The Supreme Court last week issued its judgment in The Financial Services Authority v. Sinaloa Gold plc (and others) and Barclays Bank plc1. The decision confirms that, whereas private parties seeking an injunction must normally undertake to compensate third parties who may be affected by a wrongly granted injunction (referred to as a “cross-undertaking in damages”), there is no such general rule for public authorities enforcing the law. A cross-undertaking in damages should be required from a public authority only if particular circumstances justify this.

This means a third party – such as a bank – which receives notice of a freezing order from a public authority is only likely to recover costs of complying with the order, not any other losses suffered as a result (e.g., money spent defending claims against it by the party whose assets are frozen).

This case is also a reminder of the risks of adopting boilerplate wording. The Financial Services Authority (the “FSA”) obtained a freezing order using standard wording suggested in an annex to the English rules of procedure (the “CPR”). Lengthy legal proceedings ensued when the FSA tried to revise the order, after realising the undertakings in this standard wording were far wider than those it had intended to give.


This insight: 

Explains when a party seeking an injunction is usually required to give a crossundertaking in damages and what this is;

Sets out the relevant background to the Supreme Court’s decision; and 

Provides a brief analysis of the decision and its implications.

Cross-undertakings in damages

The English courts usually expect a party applying for an injunction to give a crossundertaking in damages in favour of the party against whom it seeks an injunction (the “respondent”). This means the applicant must undertake to pay any damages suffered by the respondent which the court considers were reasonably foreseeable as a result of the injunction being granted (though the respondent must mitigate its losses).

The English courts can also require a crossundertaking in damages in favour of third parties. The CPR contain boilerplate wording for such an undertaking, and applicants seeking a freezing injunction are generally required to offer an undertaking on similar terms. This is because applicants must persuade a judge that granting an injunction is just and convenient, and will not harm innocent third parties.

Public bodies acting to enforce the law – rather than for their own financial benefit – have long been considered an exception to these rules, for public interest reasons. The courts have often granted freezing injunctions without requiring a crossundertaking in damages from these bodies.

However, it was unclear how this special status sat with the principle that the courts should fully protect innocent third parties affected by a freezing order. The Supreme Court’s decision offers further guidance on the degree of protection available to innocent third parties in these circumstances.

Factual background

The case arose after the FSA brought proceedings against Sinaloa and other parties for carrying out regulated activities without proper FSA authorisation. To prevent further dealings by these parties, the FSA successfully sought an injunction freezing their assets, which included several bank accounts with Barclays.

To obtain this freezing injunction, the FSA gave undertakings to the court using the standard wording from the CPR. As a result, it inadvertently offered a cross-undertaking in damages to third parties, not just an undertaking to pay reasonable costs incurred by a third party in identifying whether it held any of the respondent’s assets.

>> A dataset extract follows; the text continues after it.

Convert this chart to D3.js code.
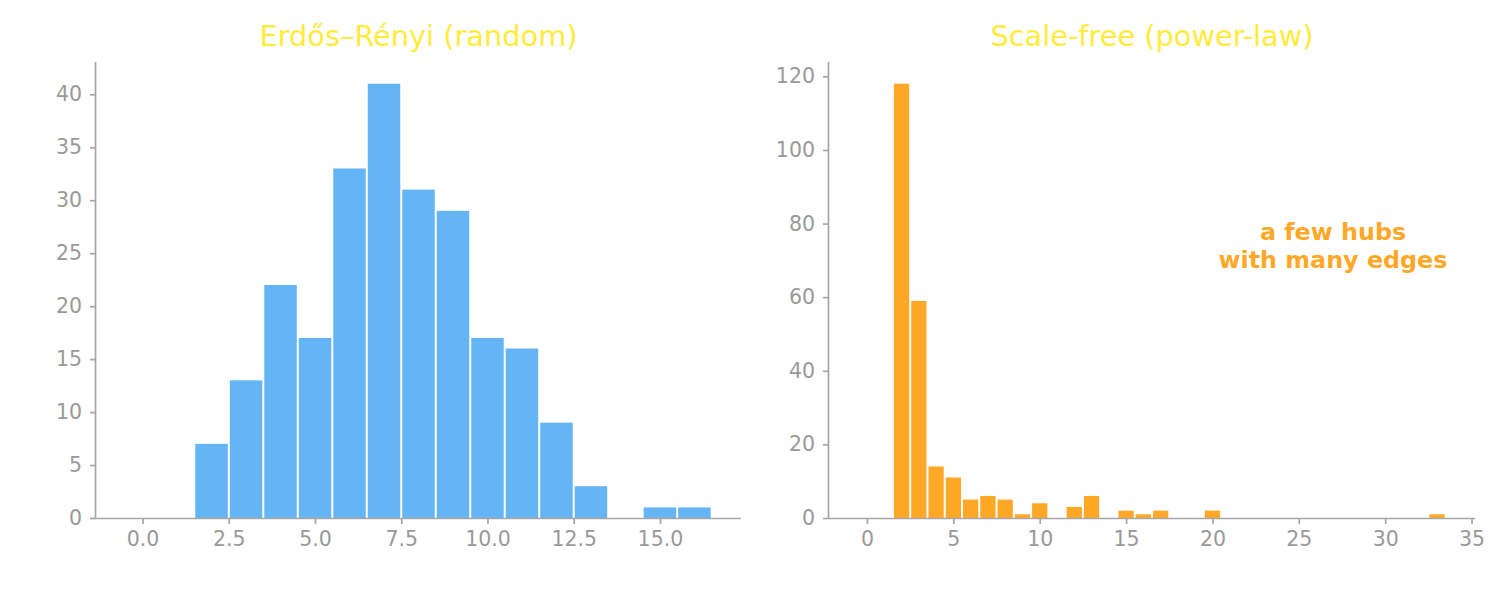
<!DOCTYPE html>
<html>
<head>
<meta charset="utf-8">
<script src="https://cdn.jsdelivr.net/npm/d3@7"></script>
<style>
  body { margin: 0; background: #fff; }
  text { font-family: "DejaVu Sans", sans-serif; }
</style>
</head>
<body>
<div id="chart"></div>
<script>
// degree histograms, one bin per integer degree
const erDegrees = [0, 1, 2, 3, 4, 5, 6, 7, 8, 9, 10, 11, 12, 13, 14, 15, 16];
const erCounts = [0, 0, 7, 13, 22, 17, 33, 41, 31, 29, 17, 16, 9, 3, 0, 1, 1];
const erTicksX = [0, 2.5, 5, 7.5, 10, 12.5, 15];
const erTicksY = [0, 5, 10, 15, 20, 25, 30, 35, 40];

const sfDegrees = [2, 3, 4, 5, 6, 7, 8, 9, 10, 12, 13, 15, 16, 17, 20, 33];
const sfCounts = [118, 59, 14, 11, 5, 6, 5, 1, 4, 3, 6, 2, 1, 2, 2, 1];
const sfTicksX = [0, 5, 10, 15, 20, 25, 30, 35];
const sfTicksY = [0, 20, 40, 60, 80, 100, 120];

const axisColor = '#a6a6a6';
const labelColor = '#999999';

const svg = d3.select('#chart')
  .append('svg')
  .attr('width', 1508)
  .attr('height', 607);

function makePanel(opts) {
  const { left, right, top, bottom, degrees, counts, xMax, ticksX, ticksY, fmtX, color, title } = opts;

  // bins run from -0.5 to xMax + 0.5, plus 5% padding like matplotlib
  const lo = -0.5, hi = xMax + 0.5;
  const pad = (hi - lo) * 0.05;
  const x = d3.scaleLinear().domain([lo - pad, hi + pad]).range([left, right]);
  const y = d3.scaleLinear().domain([0, d3.max(counts) * 1.05]).range([bottom, top]);

  const g = svg.append('g');

  g.selectAll('rect')
    .data(degrees.map((d, i) => ({ d: d, c: counts[i] })).filter(o => o.c > 0))
    .enter().append('rect')
    .attr('x', o => x(o.d - 0.5) + 1)
    .attr('width', o => x(o.d + 0.5) - x(o.d - 0.5) - 2)
    .attr('y', o => y(o.c))
    .attr('height', o => y(0) - y(o.c))
    .attr('fill', color);

  const xAxis = g.append('g')
    .attr('transform', `translate(0,${bottom})`)
    .call(d3.axisBottom(x).tickValues(ticksX).tickFormat(fmtX).tickSize(6).tickPadding(7));
  const yAxis = g.append('g')
    .attr('transform', `translate(${left},0)`)
    .call(d3.axisLeft(y).tickValues(ticksY).tickFormat(d3.format('d')).tickSize(6).tickPadding(8));

  [xAxis, yAxis].forEach(a => {
    a.select('.domain').attr('stroke', axisColor).attr('stroke-width', 1.7);
    a.selectAll('.tick line').attr('stroke', axisColor).attr('stroke-width', 1.7);
    a.selectAll('.tick text')
      .attr('fill', labelColor)
      .style('font-size', '20.5px')
      .style('font-family', '"DejaVu Sans", sans-serif');
  });
  // spines are plain lines, no outer ticks
  xAxis.select('.domain').attr('d', `M${left},0.5H${right}`);
  yAxis.select('.domain').attr('d', `M-0.5,${top}V${bottom}`);

  svg.append('text')
    .attr('x', (left + right) / 2)
    .attr('y', 46)
    .attr('text-anchor', 'middle')
    .attr('fill', '#FFEB3B')
    .style('font-size', '28.8px')
    .text(title);

  return { x, y };
}

makePanel({
  left: 96, right: 741, top: 62, bottom: 518,
  degrees: erDegrees, counts: erCounts, xMax: 16,
  ticksX: erTicksX, ticksY: erTicksY, fmtX: d3.format('.1f'),
  color: '#64B5F6', title: 'Erdős–Rényi (random)'
});

makePanel({
  left: 829, right: 1475, top: 62, bottom: 518,
  degrees: sfDegrees, counts: sfCounts, xMax: 33,
  ticksX: sfTicksX, ticksY: sfTicksY, fmtX: d3.format('d'),
  color: '#FFA726', title: 'Scale-free (power-law)'
});

const note = svg.append('text')
  .attr('x', 1333)
  .attr('y', 240)
  .attr('text-anchor', 'middle')
  .attr('fill', '#FFA726')
  .style('font-size', '23.8px')
  .style('font-weight', 'bold');
note.append('tspan').attr('x', 1333).attr('dy', 0).text('a few hubs');
note.append('tspan').attr('x', 1333).attr('dy', 28).text('with many edges');
</script>
</body>
</html>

When the FSA applied to the High Court to have this cross-undertaking in damages removed from the freezing order, Barclays intervened and defeated the FSA’s application. But, in the Court of Appeal, Barclays was unsuccessful. It therefore appealed to the Supreme Court.

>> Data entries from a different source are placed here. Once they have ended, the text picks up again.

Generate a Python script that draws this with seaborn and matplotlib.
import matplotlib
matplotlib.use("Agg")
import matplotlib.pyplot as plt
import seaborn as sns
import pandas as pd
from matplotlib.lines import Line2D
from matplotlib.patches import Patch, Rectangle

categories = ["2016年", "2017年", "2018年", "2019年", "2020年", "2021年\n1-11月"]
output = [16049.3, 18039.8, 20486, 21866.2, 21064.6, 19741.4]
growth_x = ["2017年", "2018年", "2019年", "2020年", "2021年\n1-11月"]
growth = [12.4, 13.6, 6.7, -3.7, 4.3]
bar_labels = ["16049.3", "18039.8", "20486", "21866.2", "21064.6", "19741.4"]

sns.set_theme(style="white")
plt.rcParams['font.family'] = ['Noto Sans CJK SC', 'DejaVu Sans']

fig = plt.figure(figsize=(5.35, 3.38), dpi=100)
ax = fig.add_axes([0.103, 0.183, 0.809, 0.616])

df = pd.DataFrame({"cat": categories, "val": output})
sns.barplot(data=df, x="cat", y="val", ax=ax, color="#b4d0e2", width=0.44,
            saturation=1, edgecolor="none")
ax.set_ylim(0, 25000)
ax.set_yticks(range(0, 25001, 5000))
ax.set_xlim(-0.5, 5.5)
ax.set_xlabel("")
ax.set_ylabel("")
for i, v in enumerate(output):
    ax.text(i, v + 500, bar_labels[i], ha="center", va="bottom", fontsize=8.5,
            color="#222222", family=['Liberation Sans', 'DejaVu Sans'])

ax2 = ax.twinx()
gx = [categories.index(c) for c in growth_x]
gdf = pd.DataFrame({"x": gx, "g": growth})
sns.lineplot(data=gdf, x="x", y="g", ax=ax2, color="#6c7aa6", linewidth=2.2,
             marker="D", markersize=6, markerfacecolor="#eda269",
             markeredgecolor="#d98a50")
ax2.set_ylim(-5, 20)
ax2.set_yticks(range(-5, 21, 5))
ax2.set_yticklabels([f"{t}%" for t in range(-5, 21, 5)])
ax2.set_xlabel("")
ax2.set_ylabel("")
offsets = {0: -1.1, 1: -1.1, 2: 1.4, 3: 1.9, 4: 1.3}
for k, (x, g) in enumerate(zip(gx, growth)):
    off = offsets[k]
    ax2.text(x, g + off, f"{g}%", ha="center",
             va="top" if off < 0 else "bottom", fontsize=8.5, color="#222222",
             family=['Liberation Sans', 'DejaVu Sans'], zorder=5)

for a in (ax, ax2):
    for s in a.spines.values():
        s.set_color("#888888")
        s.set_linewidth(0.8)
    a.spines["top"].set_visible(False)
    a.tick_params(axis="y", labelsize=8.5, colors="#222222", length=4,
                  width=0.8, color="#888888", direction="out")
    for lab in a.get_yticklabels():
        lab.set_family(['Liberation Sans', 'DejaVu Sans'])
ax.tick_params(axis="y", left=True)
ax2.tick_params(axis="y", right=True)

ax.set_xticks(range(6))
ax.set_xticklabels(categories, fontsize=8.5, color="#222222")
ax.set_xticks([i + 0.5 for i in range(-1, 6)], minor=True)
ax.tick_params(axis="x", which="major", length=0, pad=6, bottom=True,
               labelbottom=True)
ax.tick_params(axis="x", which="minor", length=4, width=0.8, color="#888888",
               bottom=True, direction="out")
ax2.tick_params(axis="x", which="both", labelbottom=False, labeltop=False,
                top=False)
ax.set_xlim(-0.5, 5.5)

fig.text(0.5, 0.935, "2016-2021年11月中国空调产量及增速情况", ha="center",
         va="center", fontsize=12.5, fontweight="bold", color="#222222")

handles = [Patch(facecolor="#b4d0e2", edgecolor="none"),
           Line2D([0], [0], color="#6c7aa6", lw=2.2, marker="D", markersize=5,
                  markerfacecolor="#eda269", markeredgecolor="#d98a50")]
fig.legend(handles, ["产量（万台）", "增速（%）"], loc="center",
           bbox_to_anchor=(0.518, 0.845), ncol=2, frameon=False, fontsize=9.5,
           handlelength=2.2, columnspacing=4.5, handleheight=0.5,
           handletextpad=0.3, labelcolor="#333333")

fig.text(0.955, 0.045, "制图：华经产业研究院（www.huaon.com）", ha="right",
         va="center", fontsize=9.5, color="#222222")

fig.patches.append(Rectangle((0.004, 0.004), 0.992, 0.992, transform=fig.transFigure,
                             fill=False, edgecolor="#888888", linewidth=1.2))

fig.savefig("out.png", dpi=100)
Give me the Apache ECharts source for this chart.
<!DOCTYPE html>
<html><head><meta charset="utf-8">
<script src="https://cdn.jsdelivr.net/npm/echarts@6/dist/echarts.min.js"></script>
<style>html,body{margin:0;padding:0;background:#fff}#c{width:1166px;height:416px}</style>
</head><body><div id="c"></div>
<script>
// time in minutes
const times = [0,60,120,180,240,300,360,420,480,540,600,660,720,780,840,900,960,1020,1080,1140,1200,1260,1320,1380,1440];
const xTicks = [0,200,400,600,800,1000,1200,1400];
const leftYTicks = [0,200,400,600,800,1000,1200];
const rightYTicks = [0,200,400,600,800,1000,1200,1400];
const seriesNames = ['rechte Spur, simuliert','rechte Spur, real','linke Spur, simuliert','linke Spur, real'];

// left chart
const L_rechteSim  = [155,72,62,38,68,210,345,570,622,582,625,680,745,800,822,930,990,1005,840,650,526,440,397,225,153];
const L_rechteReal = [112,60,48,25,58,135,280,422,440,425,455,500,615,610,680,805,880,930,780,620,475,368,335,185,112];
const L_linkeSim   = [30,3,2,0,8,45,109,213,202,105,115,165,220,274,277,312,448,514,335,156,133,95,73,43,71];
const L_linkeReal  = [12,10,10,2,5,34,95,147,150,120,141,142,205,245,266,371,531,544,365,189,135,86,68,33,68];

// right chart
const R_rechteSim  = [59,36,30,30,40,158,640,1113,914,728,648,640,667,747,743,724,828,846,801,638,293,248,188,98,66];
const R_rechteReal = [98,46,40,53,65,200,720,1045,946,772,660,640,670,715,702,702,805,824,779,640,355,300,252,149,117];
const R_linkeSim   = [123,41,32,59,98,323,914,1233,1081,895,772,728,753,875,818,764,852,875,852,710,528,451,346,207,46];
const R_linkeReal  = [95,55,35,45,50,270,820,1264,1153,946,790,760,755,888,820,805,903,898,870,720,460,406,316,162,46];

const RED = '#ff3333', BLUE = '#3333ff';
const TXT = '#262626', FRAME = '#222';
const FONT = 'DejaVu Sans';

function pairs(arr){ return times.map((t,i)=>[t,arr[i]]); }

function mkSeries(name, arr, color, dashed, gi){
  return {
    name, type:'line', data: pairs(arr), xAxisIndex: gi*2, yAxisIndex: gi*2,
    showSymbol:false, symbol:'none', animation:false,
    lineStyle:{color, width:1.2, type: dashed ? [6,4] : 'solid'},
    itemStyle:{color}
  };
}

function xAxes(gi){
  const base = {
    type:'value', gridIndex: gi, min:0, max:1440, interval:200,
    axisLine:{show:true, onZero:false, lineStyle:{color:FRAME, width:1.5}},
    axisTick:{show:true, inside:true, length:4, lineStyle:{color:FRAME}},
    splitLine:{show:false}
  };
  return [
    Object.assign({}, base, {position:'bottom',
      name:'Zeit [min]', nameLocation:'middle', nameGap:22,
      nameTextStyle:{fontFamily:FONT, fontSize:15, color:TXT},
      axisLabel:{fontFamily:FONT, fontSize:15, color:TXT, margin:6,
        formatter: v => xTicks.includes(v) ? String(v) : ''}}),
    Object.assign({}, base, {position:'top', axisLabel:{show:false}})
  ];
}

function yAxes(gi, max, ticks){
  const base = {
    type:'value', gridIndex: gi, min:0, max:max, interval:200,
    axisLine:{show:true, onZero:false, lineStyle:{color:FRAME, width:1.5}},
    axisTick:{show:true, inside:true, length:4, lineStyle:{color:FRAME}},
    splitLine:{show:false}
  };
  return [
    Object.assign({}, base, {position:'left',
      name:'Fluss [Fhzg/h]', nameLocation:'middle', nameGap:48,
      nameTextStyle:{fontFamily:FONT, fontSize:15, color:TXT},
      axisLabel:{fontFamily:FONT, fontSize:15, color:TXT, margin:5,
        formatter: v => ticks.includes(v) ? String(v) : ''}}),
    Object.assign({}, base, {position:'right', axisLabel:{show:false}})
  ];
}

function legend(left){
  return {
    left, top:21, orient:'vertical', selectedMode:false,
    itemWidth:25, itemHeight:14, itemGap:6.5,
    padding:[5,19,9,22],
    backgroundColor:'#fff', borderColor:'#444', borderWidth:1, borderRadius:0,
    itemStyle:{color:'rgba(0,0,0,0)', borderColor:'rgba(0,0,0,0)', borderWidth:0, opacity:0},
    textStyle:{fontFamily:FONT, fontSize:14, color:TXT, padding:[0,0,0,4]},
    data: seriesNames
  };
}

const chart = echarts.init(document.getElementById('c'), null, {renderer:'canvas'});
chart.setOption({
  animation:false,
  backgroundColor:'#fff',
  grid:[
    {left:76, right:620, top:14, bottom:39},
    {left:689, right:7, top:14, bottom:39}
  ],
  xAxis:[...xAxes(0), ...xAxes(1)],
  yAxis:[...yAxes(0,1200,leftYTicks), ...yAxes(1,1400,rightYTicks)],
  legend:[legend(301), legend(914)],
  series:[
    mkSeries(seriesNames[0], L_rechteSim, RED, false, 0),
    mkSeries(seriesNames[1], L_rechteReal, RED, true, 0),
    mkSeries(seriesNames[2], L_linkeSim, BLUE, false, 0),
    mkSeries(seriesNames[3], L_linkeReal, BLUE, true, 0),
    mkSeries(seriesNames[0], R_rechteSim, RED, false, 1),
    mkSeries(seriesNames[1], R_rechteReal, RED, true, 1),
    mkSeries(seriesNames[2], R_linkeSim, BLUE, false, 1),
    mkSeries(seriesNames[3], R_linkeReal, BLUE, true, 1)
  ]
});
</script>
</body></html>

The Supreme Court’s decision

The Supreme Court decided unanimously that the FSA could remove the terms of the injunction granting a cross-undertaking in damages to third parties.

There were two stages to the Court’s reasoning. First, the Court found there was no general rule that the FSA should be required to give a cross-undertaking in damages. Its main reason was to avoid deterring public interest claims by public bodies enforcing the law (such as the FSA), which do not enjoy the same degree of choice in deploying their assets as private litigants acting in their own interests.

Second, the Court considered there were no particular circumstances indicating a cross-undertaking in damages shouldbe required in this case. Even if the FSA failed to take appropriate steps to prevent unlawful activity, it had no statutory or common law responsibility to innocent third parties who suffered loss as a result. This suggested requiring a crossundertaking in damages in favour of third parties was not appropriate.

The Court considered, however, that an undertaking to pay the reasonable costs of a third party for complying with an order would not dissuade public interest claims in the same way as a cross-undertaking in damages. The FSA conceded it would pay the reasonable costs incurred by Barclays in complying with the freezing order.

Implications of this decision

The Supreme Court’s decision confirms that limited protection is available to banks (or other parties holding assets on others’ behalf) who receive notice of freezing orders from public authorities enforcing the law. Banks or other third parties are unlikely to recover more than the reasonable costs of complying with these orders, but must likely foot the bill for any further losses themselves.

The case is also a salutary reminder that parties seeking an injunction should carefully consider what relief they seek and what undertakings they offer. Had it considered the implications of the boilerplate language in the order which it sought, the FSA could have avoided a lengthy legal battle.